[Given instruction]: Return each line of the data below exactly, omitting any pictures.

[Information shown]:

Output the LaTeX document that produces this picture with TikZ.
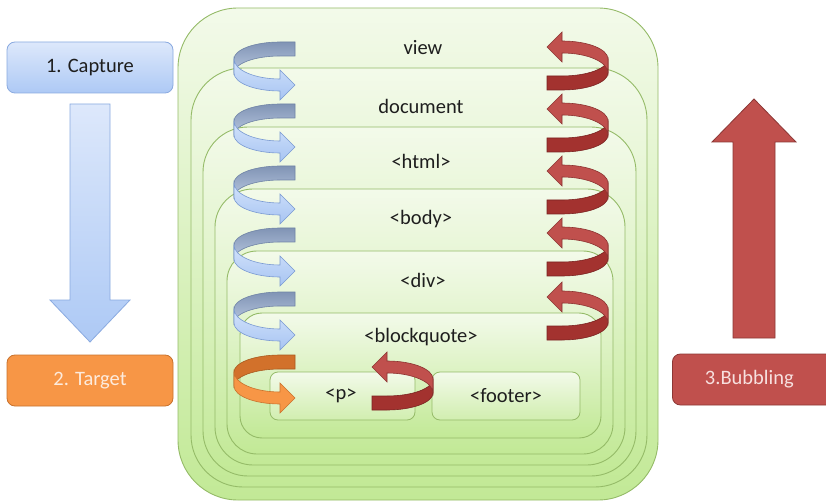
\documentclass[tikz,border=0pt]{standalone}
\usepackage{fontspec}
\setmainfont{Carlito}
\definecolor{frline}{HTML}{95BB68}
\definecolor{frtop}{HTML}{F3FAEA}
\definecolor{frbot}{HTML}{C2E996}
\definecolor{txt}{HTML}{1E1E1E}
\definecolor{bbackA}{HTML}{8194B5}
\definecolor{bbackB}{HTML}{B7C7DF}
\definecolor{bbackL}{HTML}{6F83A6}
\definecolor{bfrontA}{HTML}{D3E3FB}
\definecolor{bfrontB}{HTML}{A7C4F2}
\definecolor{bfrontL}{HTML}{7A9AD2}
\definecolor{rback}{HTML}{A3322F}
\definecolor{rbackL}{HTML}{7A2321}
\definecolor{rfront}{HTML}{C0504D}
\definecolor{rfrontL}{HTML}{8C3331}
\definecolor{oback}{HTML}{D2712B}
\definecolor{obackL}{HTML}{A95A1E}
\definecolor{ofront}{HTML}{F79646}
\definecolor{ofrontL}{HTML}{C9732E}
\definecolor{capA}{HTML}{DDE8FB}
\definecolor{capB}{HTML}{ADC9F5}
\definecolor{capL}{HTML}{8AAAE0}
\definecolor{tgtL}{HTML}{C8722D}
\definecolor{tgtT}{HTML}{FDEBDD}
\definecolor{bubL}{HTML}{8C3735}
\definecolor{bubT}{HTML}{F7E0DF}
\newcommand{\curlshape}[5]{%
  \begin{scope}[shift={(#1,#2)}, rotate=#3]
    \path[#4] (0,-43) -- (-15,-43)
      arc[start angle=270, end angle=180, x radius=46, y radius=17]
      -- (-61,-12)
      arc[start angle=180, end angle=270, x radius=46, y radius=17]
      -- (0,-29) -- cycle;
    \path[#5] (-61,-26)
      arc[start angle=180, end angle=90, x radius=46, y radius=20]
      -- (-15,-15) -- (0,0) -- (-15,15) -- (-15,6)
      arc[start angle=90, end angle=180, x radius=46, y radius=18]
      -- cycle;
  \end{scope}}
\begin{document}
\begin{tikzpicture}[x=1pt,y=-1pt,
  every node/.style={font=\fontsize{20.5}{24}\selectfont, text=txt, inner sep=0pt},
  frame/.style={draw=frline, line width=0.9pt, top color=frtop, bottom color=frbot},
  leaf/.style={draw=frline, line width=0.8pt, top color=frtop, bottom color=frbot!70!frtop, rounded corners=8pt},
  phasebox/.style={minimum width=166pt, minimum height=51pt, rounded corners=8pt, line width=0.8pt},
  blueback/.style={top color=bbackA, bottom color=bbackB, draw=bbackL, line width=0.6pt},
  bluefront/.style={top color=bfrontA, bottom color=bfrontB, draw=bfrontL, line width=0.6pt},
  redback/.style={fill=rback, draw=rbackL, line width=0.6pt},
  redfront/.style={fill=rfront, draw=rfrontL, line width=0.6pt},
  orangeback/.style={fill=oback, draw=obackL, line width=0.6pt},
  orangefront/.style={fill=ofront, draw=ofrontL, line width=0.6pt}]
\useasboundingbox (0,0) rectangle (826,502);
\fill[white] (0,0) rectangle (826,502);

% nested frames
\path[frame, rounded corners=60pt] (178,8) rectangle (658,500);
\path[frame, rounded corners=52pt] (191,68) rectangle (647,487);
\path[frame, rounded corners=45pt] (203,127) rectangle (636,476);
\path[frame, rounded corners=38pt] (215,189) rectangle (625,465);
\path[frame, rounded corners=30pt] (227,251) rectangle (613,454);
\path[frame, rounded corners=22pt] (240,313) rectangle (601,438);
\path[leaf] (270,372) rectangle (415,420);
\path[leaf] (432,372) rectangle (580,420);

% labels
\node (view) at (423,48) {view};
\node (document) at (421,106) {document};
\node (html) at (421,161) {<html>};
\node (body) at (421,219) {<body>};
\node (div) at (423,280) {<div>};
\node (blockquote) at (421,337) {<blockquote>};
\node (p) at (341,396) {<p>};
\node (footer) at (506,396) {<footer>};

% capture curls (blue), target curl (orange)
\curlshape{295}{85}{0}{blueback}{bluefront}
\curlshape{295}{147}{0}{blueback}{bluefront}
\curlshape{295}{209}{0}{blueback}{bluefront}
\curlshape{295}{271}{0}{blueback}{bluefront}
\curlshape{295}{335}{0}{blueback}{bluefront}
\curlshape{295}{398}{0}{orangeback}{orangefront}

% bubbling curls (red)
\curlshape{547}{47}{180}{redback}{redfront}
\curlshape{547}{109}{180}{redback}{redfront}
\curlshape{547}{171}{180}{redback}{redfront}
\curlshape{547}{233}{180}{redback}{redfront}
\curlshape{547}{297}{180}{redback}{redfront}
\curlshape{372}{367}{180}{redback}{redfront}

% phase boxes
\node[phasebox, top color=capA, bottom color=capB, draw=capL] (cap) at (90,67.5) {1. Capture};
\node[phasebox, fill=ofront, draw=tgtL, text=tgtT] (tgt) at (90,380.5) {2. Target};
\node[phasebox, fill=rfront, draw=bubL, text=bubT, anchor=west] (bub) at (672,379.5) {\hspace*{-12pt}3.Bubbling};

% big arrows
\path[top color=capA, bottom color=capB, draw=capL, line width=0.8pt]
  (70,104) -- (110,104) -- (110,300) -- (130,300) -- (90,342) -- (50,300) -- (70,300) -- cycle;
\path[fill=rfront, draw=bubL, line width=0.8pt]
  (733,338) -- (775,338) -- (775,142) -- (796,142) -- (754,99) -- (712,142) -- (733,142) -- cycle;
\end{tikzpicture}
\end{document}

[Output of the task]:
Output the LaTeX document that produces this picture with TikZ.
\documentclass[tikz,border=0pt]{standalone}
\usepackage{fontspec}
\setmainfont{Carlito}
\definecolor{frline}{HTML}{95BB68}
\definecolor{frtop}{HTML}{F3FAEA}
\definecolor{frbot}{HTML}{C2E996}
\definecolor{txt}{HTML}{1E1E1E}
\definecolor{bbackA}{HTML}{8194B5}
\definecolor{bbackB}{HTML}{B7C7DF}
\definecolor{bbackL}{HTML}{6F83A6}
\definecolor{bfrontA}{HTML}{D3E3FB}
\definecolor{bfrontB}{HTML}{A7C4F2}
\definecolor{bfrontL}{HTML}{7A9AD2}
\definecolor{rback}{HTML}{A3322F}
\definecolor{rbackL}{HTML}{7A2321}
\definecolor{rfront}{HTML}{C0504D}
\definecolor{rfrontL}{HTML}{8C3331}
\definecolor{oback}{HTML}{D2712B}
\definecolor{obackL}{HTML}{A95A1E}
\definecolor{ofront}{HTML}{F79646}
\definecolor{ofrontL}{HTML}{C9732E}
\definecolor{capA}{HTML}{DDE8FB}
\definecolor{capB}{HTML}{ADC9F5}
\definecolor{capL}{HTML}{8AAAE0}
\definecolor{tgtL}{HTML}{C8722D}
\definecolor{tgtT}{HTML}{FDEBDD}
\definecolor{bubL}{HTML}{8C3735}
\definecolor{bubT}{HTML}{F7E0DF}
\newcommand{\curlshape}[5]{%
  \begin{scope}[shift={(#1,#2)}, rotate=#3]
    \path[#4] (0,-43) -- (-15,-43)
      arc[start angle=270, end angle=180, x radius=46, y radius=17]
      -- (-61,-12)
      arc[start angle=180, end angle=270, x radius=46, y radius=17]
      -- (0,-29) -- cycle;
    \path[#5] (-61,-26)
      arc[start angle=180, end angle=90, x radius=46, y radius=20]
      -- (-15,-15) -- (0,0) -- (-15,15) -- (-15,6)
      arc[start angle=90, end angle=180, x radius=46, y radius=18]
      -- cycle;
  \end{scope}}
\begin{document}
\begin{tikzpicture}[x=1pt,y=-1pt,
  every node/.style={font=\fontsize{20.5}{24}\selectfont, text=txt, inner sep=0pt},
  frame/.style={draw=frline, line width=0.9pt, top color=frtop, bottom color=frbot},
  leaf/.style={draw=frline, line width=0.8pt, top color=frtop, bottom color=frbot!70!frtop, rounded corners=8pt},
  phasebox/.style={minimum width=166pt, minimum height=51pt, rounded corners=8pt, line width=0.8pt},
  blueback/.style={top color=bbackA, bottom color=bbackB, draw=bbackL, line width=0.6pt},
  bluefront/.style={top color=bfrontA, bottom color=bfrontB, draw=bfrontL, line width=0.6pt},
  redback/.style={fill=rback, draw=rbackL, line width=0.6pt},
  redfront/.style={fill=rfront, draw=rfrontL, line width=0.6pt},
  orangeback/.style={fill=oback, draw=obackL, line width=0.6pt},
  orangefront/.style={fill=ofront, draw=ofrontL, line width=0.6pt}]
\useasboundingbox (0,0) rectangle (826,502);
\fill[white] (0,0) rectangle (826,502);

% nested frames
\path[frame, rounded corners=60pt] (178,8) rectangle (658,500);
\path[frame, rounded corners=52pt] (191,68) rectangle (647,487);
\path[frame, rounded corners=45pt] (203,127) rectangle (636,476);
\path[frame, rounded corners=38pt] (215,189) rectangle (625,465);
\path[frame, rounded corners=30pt] (227,251) rectangle (613,454);
\path[frame, rounded corners=22pt] (240,313) rectangle (601,438);
\path[leaf] (270,372) rectangle (415,420);
\path[leaf] (432,372) rectangle (580,420);

% labels
\node (view) at (423,48) {view};
\node (document) at (421,106) {document};
\node (html) at (421,161) {<html>};
\node (body) at (421,219) {<body>};
\node (div) at (423,280) {<div>};
\node (blockquote) at (421,337) {<blockquote>};
\node (p) at (341,396) {<p>};
\node (footer) at (506,396) {<footer>};

% capture curls (blue), target curl (orange)
\curlshape{295}{85}{0}{blueback}{bluefront}
\curlshape{295}{147}{0}{blueback}{bluefront}
\curlshape{295}{209}{0}{blueback}{bluefront}
\curlshape{295}{271}{0}{blueback}{bluefront}
\curlshape{295}{335}{0}{blueback}{bluefront}
\curlshape{295}{398}{0}{orangeback}{orangefront}

% bubbling curls (red)
\curlshape{547}{47}{180}{redback}{redfront}
\curlshape{547}{109}{180}{redback}{redfront}
\curlshape{547}{171}{180}{redback}{redfront}
\curlshape{547}{233}{180}{redback}{redfront}
\curlshape{547}{297}{180}{redback}{redfront}
\curlshape{372}{367}{180}{redback}{redfront}

% phase boxes
\node[phasebox, top color=capA, bottom color=capB, draw=capL] (cap) at (90,67.5) {1. Capture};
\node[phasebox, fill=ofront, draw=tgtL, text=tgtT] (tgt) at (90,380.5) {2. Target};
\node[phasebox, fill=rfront, draw=bubL, text=bubT, anchor=west] (bub) at (672,379.5) {\hspace*{-12pt}3.Bubbling};

% big arrows
\path[top color=capA, bottom color=capB, draw=capL, line width=0.8pt]
  (70,104) -- (110,104) -- (110,300) -- (130,300) -- (90,342) -- (50,300) -- (70,300) -- cycle;
\path[fill=rfront, draw=bubL, line width=0.8pt]
  (733,338) -- (775,338) -- (775,142) -- (796,142) -- (754,99) -- (712,142) -- (733,142) -- cycle;
\end{tikzpicture}
\end{document}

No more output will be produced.